As we have heard, these amendments would have the effect of increasing the capital limits in income support. The current lower limit of £3,000 below which all is ignored for benefit purposes would become £8,000, and the upper limit, the cut off, would become £16,000. The noble Lord goes still further by proposing that these new rates should be increased each year to match inflation. I have every sympathy with the noble Lord's desire, belated as it may be, to tackle the problems outlined in our Green Paper Partnerships in Pensions published in December 1998.
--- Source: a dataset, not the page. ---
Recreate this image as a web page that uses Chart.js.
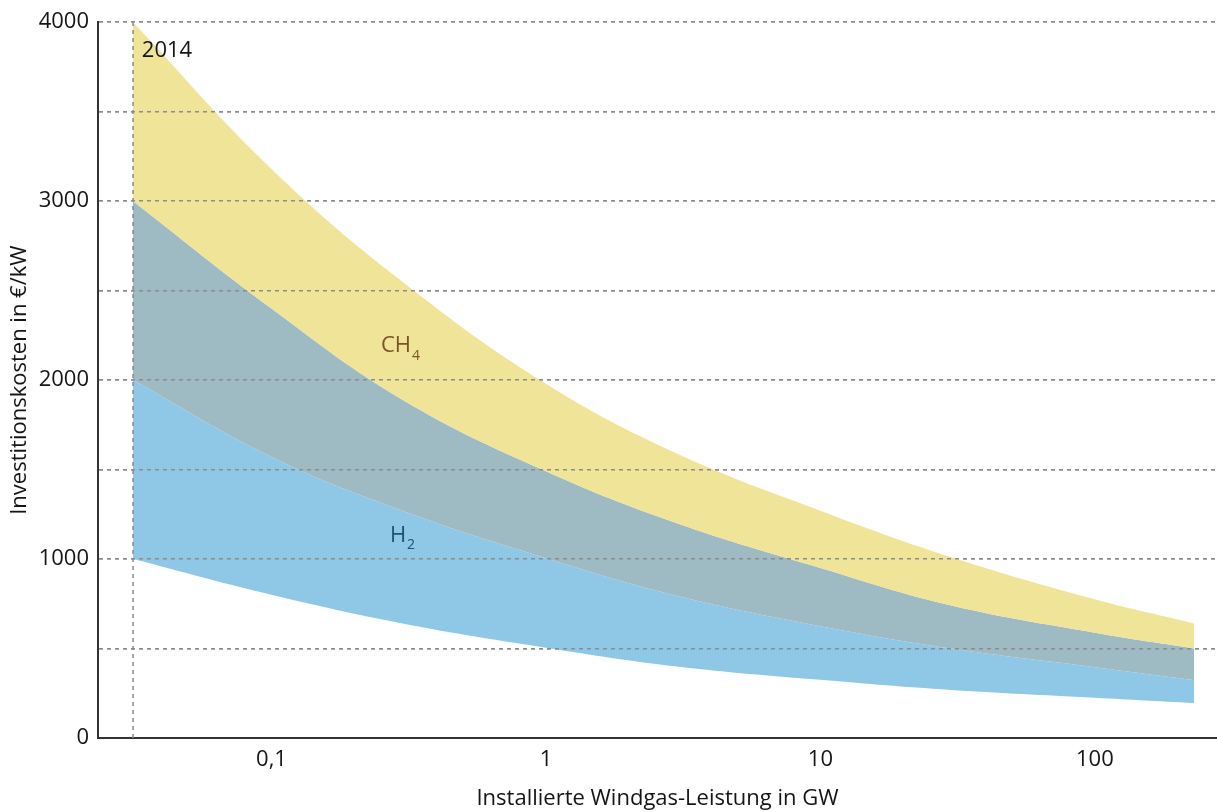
<!DOCTYPE html>
<html lang="de">
<head>
<meta charset="UTF-8">
<title>Investitionskosten Windgas</title>
<style>
  body { margin: 0; background: #fff; }
  #wrap { width: 1217px; height: 812px; }
</style>
</head>
<body>
<div id="wrap"><canvas id="grafico"></canvas></div>

<script src="https://cdn.jsdelivr.net/npm/chart.js"></script>
<script>
// installierte Windgas-Leistung in GW (x-Werte der Kurven)
const leistung = [0.0313, 0.1, 0.3, 1, 3, 10, 30, 100, 230];
// Bandgrenzen in €/kW
const ch4Oben  = [4000, 3180, 2550, 1980, 1590, 1270, 1010, 775, 640];
const h2Oben   = [3000, 2400, 1890, 1490, 1200, 950, 740, 588, 500];
const ch4Unten = [2000, 1570, 1270, 1005, 795, 625, 500, 396, 324];
const h2Unten  = [1000, 800, 640, 505, 400, 325, 268, 225, 195];

// Achsen
const xTicks = [0.1, 1, 10, 100];
const xTickLabels = ['0,1', '1', '10', '100'];
const yMax = 4000;
const yStep = 500;

const gelb = '#f0e499';
const grau = '#9ebac3';
const blau = '#8ec8e6';

const punkte = werte => werte.map((v, i) => ({ x: leistung[i], y: v }));

Chart.defaults.font.family = '"Open Sans", "Noto Sans", sans-serif';
Chart.defaults.font.size = 22;
Chart.defaults.color = '#151515';

// Gitter über die Flächen legen + Beschriftungen im Diagramm
const extras = {
    id: 'extras',
    afterDatasetsDraw(chart) {
        chart.scales.y.drawGrid(chart.chartArea);
        const { ctx } = chart;
        const x = chart.scales.x, y = chart.scales.y;
        ctx.save();
        ctx.textBaseline = 'middle';
        ctx.textAlign = 'left';

        ctx.fillStyle = '#151515';
        ctx.font = '22px "Open Sans", sans-serif';
        ctx.fillText('2014', x.getPixelForValue(0.0337), y.getPixelForValue(3838));

        // CH4
        let px = x.getPixelForValue(0.2506), py = y.getPixelForValue(2192);
        ctx.fillStyle = '#7a5326';
        ctx.font = '22px "Open Sans", sans-serif';
        ctx.fillText('CH', px, py);
        let w = ctx.measureText('CH').width;
        ctx.font = '14px "Open Sans", sans-serif';
        ctx.fillText('4', px + w + 1, py + 10);

        // H2
        px = x.getPixelForValue(0.270); py = y.getPixelForValue(1133);
        ctx.fillStyle = '#1f4f78';
        ctx.font = '22px "Open Sans", sans-serif';
        ctx.fillText('H', px, py);
        w = ctx.measureText('H').width;
        ctx.font = '14px "Open Sans", sans-serif';
        ctx.fillText('2', px + w + 1, py + 10);
        ctx.restore();
    }
};

const band = (label, werte, farbe, fill) => ({
    label: label,
    data: punkte(werte),
    backgroundColor: farbe,
    borderWidth: 0,
    pointRadius: 0,
    tension: 0.4,
    fill: fill
});

new Chart(document.getElementById('grafico'), {
    type: 'line',
    data: {
        datasets: [
            {
                label: '2014',
                data: [{ x: leistung[0], y: 0 }, { x: leistung[0], y: yMax }],
                borderColor: '#8c8c8c',
                borderWidth: 1.5,
                borderDash: [4, 4],
                pointRadius: 0,
                fill: false
            },
            band('CH4 oben', ch4Oben, gelb, '+1'),
            band('H2 oben', h2Oben, grau, '+1'),
            band('CH4 unten', ch4Unten, blau, '+1'),
            band('H2 unten', h2Unten, 'transparent', false)
        ]
    },
    options: {
        responsive: true,
        maintainAspectRatio: false,
        animation: false,
        layout: { padding: { top: 21, right: 0, left: 0, bottom: 0 } },
        plugins: {
            legend: { display: false },
            tooltip: { enabled: false }
        },
        scales: {
            x: {
                type: 'logarithmic',
                min: 0.02333,
                max: 278.6,
                afterBuildTicks: scale => { scale.ticks = xTicks.map(v => ({ value: v })); },
                afterFit: scale => { scale.height = 74; },
                ticks: {
                    autoSkip: false,
                    maxRotation: 0,
                    padding: 9,
                    callback: (v) => xTickLabels[xTicks.indexOf(v)] ?? ''
                },
                grid: { display: false, drawTicks: false },
                border: { display: true, color: '#333', width: 2 },
                title: {
                    display: true,
                    text: 'Installierte Windgas-Leistung in GW',
                    padding: { top: 0, bottom: 0 },
                    font: { size: 22 }
                }
            },
            y: {
                min: 0,
                max: yMax,
                afterFit: scale => { scale.width = 98; },
                ticks: {
                    stepSize: yStep,
                    padding: 9,
                    callback: v => (v % 1000 === 0 ? v : '')
                },
                grid: {
                    drawTicks: false,
                    lineWidth: 1.5,
                    color: c => (c.tick && c.tick.value === 0 ? 'rgba(0,0,0,0)' : '#8c8c8c')
                },
                border: { display: true, color: '#333', width: 2, dash: [4, 4] },
                title: {
                    display: true,
                    text: 'Investitionskosten in €/kW',
                    padding: { top: 7, bottom: 0 },
                    font: { size: 22 }
                }
            }
        }
    },
    plugins: [extras]
});
</script>
</body>
</html>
As noble Lords have said tonight, and as government certainly recognise, the way that the rules of benefit work can be unfair to those who have saved. As the Green Paper made clear, people resent the fact that savings can disqualify them from benefit while non-savers get support. The noble Lord, Lord Higgins, was concerned about the taper of £3,000 to £8,000 and the putative rate of return, the £1 for every £2.50. It is perhaps worth mentioning that as far as we can tell, approximately two-thirds of pensioner households have capital of £8,000 or less, although usually pensioners do not like to tell us these things. But certainly most pensioners come within the existing rules. It is clear too that they are out of date.

We had some fun as regards the entitlement to JSA. Like the noble Lord, I was trying to think under what circumstances it might apply. People under pension age would be entitled to residential care and nursing home allowances where, for example, they were receiving drug rehabilitation treatment. However, that is fairly uncommon and it did not occur to any Members of your Lordships' House even in the wildest flight of imagination that that might be the explanation. Someone in a nursing home is much more likely to receive IB or IS on grounds of sickness or disability, as the noble Lord thought.

As I say, the Government share the view that the present rules of benefit seem unfair to those who have saved. It is particularly difficult for people who are on the margins; that is, the £3,000 or £8,000 figures. Wherever the line is drawn that will be a problem. As regards income other than from capital, we have already taken action. Our minimum income guarantee paid through income support is set to rise over time with earnings. Therefore I believe that that matter has been addressed. But the same is not true of capital. To restore the value of the capital limits in today's terms—we should remember that the lower figure was introduced in 1988 and the upper figure in 1990—would cost around £100 million. Revalued rates would produce a lower band of around £4,500, with an upper band of £11,000. I refer to the RPI in this connection. To go a step further, the cost of these amendments would be double that—around £200 million, to apply between the £8,000 to £16,000 figure.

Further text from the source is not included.